In 1918 a French journal proclaimed the stereoscope the most important weapon of the First World War. Such a proclamation seems at odds with the legacy of the First World War as the war of tanks, gas and trench warfare. Yet, the journal had good reason to signal out the stereoscope. The western front had seen the rapid development of aerial photography and aerial recognizance as an increasingly important source for military intelligence. For the interpretation of these masses of aerial photographs – often taken at high altitude and vertical to the ground – the stereoscope had proved vital due to its ability to create a sense of 3D-immersion which significantly eased interpretation. The following paper will reflect on this use of the stereoscope as an instrument of war, with particular focus on how the combination of aerial photography and the stereoscope created a sense of an immersive battlefield. A special focus will be on the interpreters who employed stereoscopes as part of their intelligence work, and who through manuals and memos written by the Royal Flying Corps (R.F.C) were told to put aside their own human sentiment for the proposed objective view of the battlefield given by the combination of aerial photographs and stereoscopic apparatuses.

 

Dr. Tonje H. Sørensen is a post-doc researcher in Art History at the University of Bergen, Norway. She is currently working on a project called Overview – the art of the aerial which deals with the historical, cultural and medial context of the aerial in visual culture, and how it ties in with the current drone culture. Through close readings of different aerial visual templates, the project will focus on the intersection of ideologies, military, media and art. She has previously worked on the role of photography and film in representing war, as well as written about the use of photography in museum exhibits about atrocities.

Opticity and hapticity in photogrammetry [EN]

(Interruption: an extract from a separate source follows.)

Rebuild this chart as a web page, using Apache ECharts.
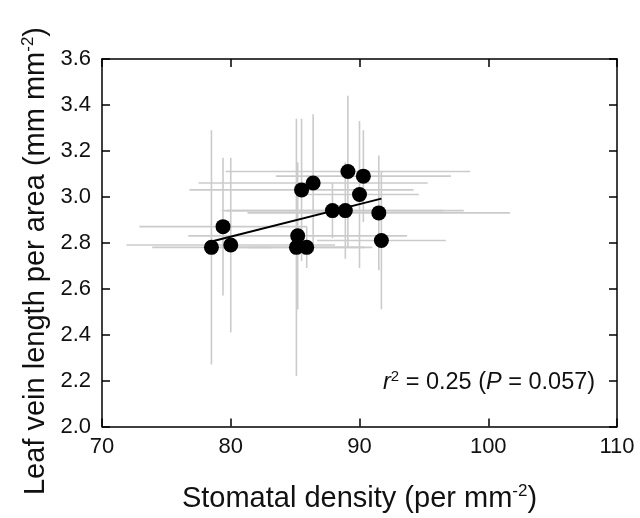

Olivier Perriquet and Eric Kerr

 

This paper exposes how vision and touch have been historically interrelated, and explores the implications of this connection for a photogrammetrical account of visual immersion. Photogrammetry is today an accessible technique initially performed by geographers on the basis of stereoscopic photographs. Since then, the technique has evolved to allow for the creation of three-dimensional images by algorithmically extracting the geometric information of a scene or an object from a larger set of photographs, taken from different angles. This recording method is able to represent entire objects or scenes, i.e. more than what would be visible from any specified angle when the objects are opaque. Vision in this case is related to the objectual nature of percepts: their “objectivity”. At first glance, objectivity might seem to be a touch-related attribute. This evocation may not be entirely a coincidence: vision and touch have, in fact, been intimately associated throughout history. The connection can be traced back to the antique “emission theory”, which assumed that vision was performed by a beam coming from the eye and touching objects, a conception that has surprising reminiscences in modern laser-based alternative methods to photogrammetry. But this association is perhaps more intricate and intertwined than it might seem. The famous Molyneux thought experiment proposed in the 17th century, asking whether someone born blind could translate the experience acquired by touch into a visual experience, was given a negative verdict only in the 21st century. The interrelation of hapticity and opticity is still largely a terra incognita. Maurice Merleau-Ponty, in Phenomenology of Perception, already outlined a picture of the senses as together contributing different strands of meaning to a complete understanding. While stereoscopy involves frontality and framing, and is similar in this respect to monoscopic photography, photogrammetry frees itself from the directionality of the gaze of the viewer, while remaining inherently selective, filtered, incomplete. Building on the phenomenological tradition, we explore the limits, constraints, and nascent grammar of photogrammetry to imagine it in terms of its technical unfolding (through a combination of stereoscopic views) and conceptually (in terms of multi-stereoscopy).